The market is pricing VANRY like it is the fee asset of a permissionless consumer chain where decentralization improves automatically as activity rises. I do not buy that. If Virtua and VGN are the throughput engines, the scaling path is not millions of end users originating transactions from their own wallets. It is a small set of sponsored or custodial gateways originating them, and that shifts the whole question to who actually pays gas and controls submission.

This tension shows up at the transaction sender address, not at the user account that owns an item or logs in. Consumer UX wants the user to stop thinking about fees, keys, and signing.

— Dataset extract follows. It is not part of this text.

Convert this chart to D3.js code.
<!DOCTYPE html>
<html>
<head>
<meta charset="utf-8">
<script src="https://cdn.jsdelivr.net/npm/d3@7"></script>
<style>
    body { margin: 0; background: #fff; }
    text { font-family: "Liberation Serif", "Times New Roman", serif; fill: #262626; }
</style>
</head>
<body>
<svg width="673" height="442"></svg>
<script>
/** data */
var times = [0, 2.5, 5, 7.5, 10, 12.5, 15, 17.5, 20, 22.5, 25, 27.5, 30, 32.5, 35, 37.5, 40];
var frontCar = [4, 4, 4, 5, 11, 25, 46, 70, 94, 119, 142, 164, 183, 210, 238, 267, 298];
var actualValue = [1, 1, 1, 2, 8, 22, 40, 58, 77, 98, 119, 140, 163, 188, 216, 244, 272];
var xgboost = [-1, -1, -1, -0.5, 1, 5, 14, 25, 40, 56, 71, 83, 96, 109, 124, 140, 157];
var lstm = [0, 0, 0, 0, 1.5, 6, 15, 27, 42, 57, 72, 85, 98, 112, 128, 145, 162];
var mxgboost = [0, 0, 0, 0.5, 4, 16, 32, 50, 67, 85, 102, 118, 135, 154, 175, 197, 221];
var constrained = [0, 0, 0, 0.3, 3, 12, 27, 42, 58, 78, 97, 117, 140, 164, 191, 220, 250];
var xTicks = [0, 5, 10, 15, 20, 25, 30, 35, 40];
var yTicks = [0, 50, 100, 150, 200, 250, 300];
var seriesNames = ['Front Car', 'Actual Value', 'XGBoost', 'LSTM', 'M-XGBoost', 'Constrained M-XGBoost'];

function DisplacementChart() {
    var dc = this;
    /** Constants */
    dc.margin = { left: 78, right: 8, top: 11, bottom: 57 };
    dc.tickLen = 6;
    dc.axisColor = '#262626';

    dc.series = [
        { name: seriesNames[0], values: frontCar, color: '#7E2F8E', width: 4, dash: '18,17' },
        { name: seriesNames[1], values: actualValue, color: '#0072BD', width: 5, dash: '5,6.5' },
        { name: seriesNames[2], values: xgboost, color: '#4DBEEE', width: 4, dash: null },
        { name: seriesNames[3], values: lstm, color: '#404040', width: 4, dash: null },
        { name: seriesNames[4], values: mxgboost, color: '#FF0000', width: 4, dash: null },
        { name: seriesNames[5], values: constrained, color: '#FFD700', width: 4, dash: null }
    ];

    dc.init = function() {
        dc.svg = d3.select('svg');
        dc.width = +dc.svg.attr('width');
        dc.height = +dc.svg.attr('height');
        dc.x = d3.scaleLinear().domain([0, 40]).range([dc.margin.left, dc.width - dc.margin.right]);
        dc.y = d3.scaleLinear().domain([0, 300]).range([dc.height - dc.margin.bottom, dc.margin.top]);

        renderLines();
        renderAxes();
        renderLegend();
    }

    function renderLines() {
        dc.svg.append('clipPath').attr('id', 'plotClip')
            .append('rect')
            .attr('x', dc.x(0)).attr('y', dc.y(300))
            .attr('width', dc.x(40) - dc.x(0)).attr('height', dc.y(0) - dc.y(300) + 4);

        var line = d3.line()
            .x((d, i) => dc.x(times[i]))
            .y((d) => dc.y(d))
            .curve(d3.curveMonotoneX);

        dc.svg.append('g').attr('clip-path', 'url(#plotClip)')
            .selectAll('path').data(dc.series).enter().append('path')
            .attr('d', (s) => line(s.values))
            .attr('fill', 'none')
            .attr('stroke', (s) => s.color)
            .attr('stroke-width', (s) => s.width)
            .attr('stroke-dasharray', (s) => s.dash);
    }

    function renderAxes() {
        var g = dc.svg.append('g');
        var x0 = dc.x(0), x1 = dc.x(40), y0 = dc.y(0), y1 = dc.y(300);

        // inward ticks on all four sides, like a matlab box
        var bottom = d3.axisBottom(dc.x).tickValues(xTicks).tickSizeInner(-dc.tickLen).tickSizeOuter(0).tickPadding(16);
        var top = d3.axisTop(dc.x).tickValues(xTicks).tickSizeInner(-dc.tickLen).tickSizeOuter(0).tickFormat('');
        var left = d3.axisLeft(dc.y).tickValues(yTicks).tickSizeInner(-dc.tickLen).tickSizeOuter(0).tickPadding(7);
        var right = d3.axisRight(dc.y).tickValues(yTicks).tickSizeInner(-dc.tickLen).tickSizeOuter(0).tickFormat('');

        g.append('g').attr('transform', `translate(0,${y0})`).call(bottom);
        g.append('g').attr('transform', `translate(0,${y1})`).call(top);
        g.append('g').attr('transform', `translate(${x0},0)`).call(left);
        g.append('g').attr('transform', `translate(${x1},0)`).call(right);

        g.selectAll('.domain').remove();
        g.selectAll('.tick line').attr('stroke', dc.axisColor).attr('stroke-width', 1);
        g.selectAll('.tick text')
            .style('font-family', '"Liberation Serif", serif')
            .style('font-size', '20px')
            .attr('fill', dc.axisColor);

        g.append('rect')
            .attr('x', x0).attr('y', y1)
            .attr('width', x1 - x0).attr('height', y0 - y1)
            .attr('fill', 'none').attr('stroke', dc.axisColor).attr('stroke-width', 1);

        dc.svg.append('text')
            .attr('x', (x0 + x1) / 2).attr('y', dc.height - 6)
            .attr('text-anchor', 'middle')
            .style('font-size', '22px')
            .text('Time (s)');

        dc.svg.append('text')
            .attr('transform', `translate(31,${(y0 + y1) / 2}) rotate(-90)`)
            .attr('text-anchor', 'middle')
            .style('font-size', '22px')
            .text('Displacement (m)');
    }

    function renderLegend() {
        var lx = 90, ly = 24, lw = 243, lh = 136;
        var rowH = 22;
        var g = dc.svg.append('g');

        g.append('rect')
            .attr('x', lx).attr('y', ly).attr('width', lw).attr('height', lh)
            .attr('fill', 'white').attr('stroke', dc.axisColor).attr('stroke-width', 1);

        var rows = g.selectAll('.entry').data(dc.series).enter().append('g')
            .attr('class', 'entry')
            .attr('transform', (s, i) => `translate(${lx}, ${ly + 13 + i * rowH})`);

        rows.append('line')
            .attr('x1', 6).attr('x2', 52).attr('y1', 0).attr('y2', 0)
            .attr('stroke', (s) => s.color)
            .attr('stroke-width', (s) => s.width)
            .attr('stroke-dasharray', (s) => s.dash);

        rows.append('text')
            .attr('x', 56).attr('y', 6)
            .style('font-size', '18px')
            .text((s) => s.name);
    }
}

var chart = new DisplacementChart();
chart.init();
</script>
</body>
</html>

Chain neutrality needs a wide base of independent originators because that is what makes censorship and pricing power hard in practice. Those goals collide at the same control point, the sender that pays gas and pushes state changes through the mempool.

If you are optimizing Virtua or VGN for conversion and retention, you sponsor gas, bundle actions, batch writes, recover accounts, rate limit abuse, and enforce policy at the edge. That is rational product design. The on-chain footprint is also predictable, more traffic routed through the same relayers or paymasters, more transactions sharing a small set of fee-paying sender addresses. That is where fee negotiation and censorship live, because the gateway decides what gets signed and broadcast, what gets queued, and what gets dropped or delayed.

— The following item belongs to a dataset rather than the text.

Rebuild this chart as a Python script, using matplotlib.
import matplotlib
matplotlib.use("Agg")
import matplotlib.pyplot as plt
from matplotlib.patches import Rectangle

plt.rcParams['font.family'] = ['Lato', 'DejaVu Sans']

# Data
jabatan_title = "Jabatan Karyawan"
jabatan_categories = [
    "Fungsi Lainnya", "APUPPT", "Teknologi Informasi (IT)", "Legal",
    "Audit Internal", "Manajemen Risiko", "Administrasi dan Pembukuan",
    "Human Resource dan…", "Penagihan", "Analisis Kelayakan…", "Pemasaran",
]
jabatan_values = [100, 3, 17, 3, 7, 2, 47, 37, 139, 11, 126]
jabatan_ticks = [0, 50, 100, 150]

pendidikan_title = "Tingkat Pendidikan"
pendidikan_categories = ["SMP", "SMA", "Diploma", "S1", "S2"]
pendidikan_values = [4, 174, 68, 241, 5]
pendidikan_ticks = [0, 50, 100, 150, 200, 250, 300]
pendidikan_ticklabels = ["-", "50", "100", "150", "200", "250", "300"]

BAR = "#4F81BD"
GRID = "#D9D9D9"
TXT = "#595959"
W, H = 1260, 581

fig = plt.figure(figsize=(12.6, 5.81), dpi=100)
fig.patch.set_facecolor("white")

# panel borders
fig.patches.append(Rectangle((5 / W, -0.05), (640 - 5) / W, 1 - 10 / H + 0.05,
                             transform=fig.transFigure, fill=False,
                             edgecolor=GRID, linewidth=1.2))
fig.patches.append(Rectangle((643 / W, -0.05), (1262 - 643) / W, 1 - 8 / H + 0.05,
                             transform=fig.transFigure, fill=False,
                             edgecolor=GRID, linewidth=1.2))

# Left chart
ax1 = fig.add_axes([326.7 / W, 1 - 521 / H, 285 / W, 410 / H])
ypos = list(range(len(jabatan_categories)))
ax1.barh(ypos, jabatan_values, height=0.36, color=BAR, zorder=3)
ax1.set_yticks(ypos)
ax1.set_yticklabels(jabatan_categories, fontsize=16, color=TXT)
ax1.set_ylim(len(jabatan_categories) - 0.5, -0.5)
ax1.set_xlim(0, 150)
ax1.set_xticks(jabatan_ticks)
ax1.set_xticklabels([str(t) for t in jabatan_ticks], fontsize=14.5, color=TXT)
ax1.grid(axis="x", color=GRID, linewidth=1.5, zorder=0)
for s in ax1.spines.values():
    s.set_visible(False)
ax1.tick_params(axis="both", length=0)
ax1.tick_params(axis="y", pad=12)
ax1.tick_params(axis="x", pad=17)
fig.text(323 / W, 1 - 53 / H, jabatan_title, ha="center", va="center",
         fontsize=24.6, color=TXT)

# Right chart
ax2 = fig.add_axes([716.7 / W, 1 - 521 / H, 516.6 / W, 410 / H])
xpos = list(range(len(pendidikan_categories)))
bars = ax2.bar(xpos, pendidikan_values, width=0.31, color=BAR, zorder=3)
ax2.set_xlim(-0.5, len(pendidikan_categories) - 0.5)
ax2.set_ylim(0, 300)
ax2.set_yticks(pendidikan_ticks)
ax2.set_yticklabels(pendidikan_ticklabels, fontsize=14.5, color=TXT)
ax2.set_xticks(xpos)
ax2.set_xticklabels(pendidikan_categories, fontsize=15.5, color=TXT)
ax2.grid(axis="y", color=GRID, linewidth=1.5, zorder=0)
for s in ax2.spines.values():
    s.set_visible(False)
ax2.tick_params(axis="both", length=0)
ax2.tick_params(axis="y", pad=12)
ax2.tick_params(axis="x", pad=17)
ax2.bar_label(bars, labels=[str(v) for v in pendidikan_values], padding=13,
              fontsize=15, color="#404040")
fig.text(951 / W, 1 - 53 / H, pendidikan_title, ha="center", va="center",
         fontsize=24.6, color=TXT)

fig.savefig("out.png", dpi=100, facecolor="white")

Once that gateway sits in the middle, the fee market stops behaving like a broad auction and starts behaving like operator spend. The entity paying gas is also the entity controlling nonce flow and submission cadence, which effectively controls inclusion timing and congestion exposure. Users do not face blockspace costs directly, the gateway does, and it can smooth, queue, or withhold demand in ways a permissionless sender base cannot.

This is the hidden cost of mass onboarding when it is driven by entertainment products. You gain predictable UX and throughput smoothing, but you sacrifice the clean signal a permissionless fee token relies on. VANRY can look like a consumer fee asset on the surface while demand concentrates into a few operators that treat fees as an internal cost center and manage throughput as policy.

Where this fails is measurable in the exact moment adoption is supposed to prove the thesis. If Virtua or VGN hits a real usage spike and the top sender addresses stay a small share of transactions, and keep trending down while unique fee-paying addresses trend up, then my thesis breaks. That would mean origination is dispersing rather than consolidating under a gateway layer.

If the opposite happens, spikes translate into higher top-10 sender share, then the decentralization via adoption story breaks on contact with chain data. You can have high activity and still have a narrow set of entities that gate throughput and shape effective inclusion. At that point, VANRY behaves less like a broad-based consumer fee token and more like an operator input cost that can be optimized, rationed, and selectively deployed.

The uncomfortable implication is that the power shift is upstream of validators. Users get smoother experiences, gateways gain leverage, and the neutrality story gets thinner because control sits at the fee-paying sender layer. If you are pricing VANRY as if adoption automatically disperses control, you are pricing the wrong layer. Watch top sender share versus unique fee-paying addresses during the next major Virtua or VGN traffic spike, because that is where this either collapses or hardens into structure.